Both ECSPs and FIs in control of data, computer programs, computer data storage mediums or computer systems that are subject to a search by law enforcement authorities must, if required, provide technical or other reasonably necessary assistance to a police official or investigator in order to search for, access or seize an article. Failure to do so is an offence, and exposes ECSPs and FIs, upon conviction, to a fine or imprisonment for a period not exceeding two years, or to both a fine and such imprisonment.

Section 54 of the Cybercrimes Act obliges ECSPs and FIs that are aware or become aware that their service or electronic communications network is involved in the commission of a cybercrime (in respect of a category or class of prescribed reportable cybercrimes) to, without undue delay and, where feasible, not later than 72 hours after having become aware of the offence, report it in the prescribed form and manner to the South African Police Service (SAPS) and preserve any information which may be of assistance to the SAPS in investigating the offence. The form and manner of reporting is yet to be published in the Government Gazette. Failure to comply with the reporting obligation is an offence and ECSPs or FIs will, upon conviction, be liable to a fine not exceeding R50,000.

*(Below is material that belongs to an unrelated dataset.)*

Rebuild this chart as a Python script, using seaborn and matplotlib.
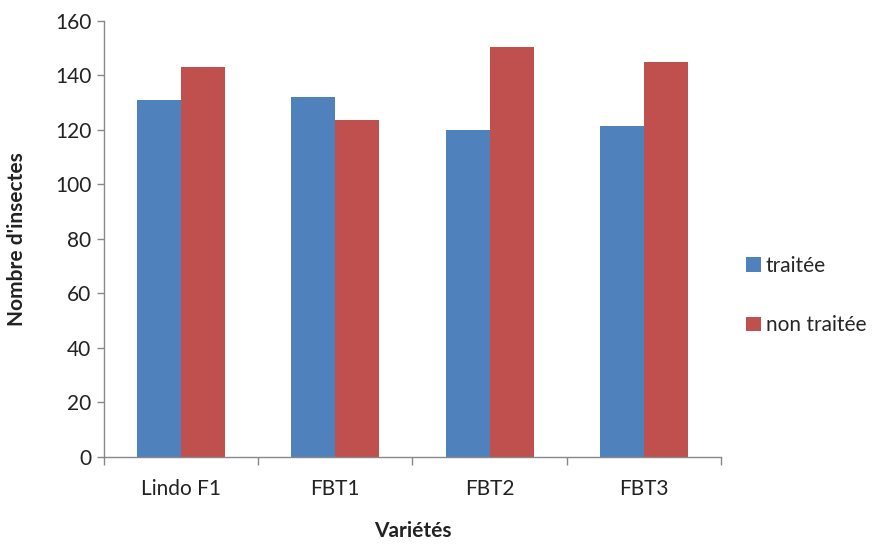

This reporting obligation does not, however, impose any obligation on ECSPs or FIs to actively monitor the data that they process for any unlawful activity. Therefore, all ECSPs and FIs are advised to ensure that they build appropriate procedures into their cybersecurity and incident management protocols to ensure that they are able to achieve compliance with this reporting obligation on an ongoing basis.

The significant increase in both the number and seriousness of cybercrime-related incidents in South Africa in recent times, including attacks on banks and municipalities and on the ports authority, amplifies the importance of the Cybercrimes Act in South Africa.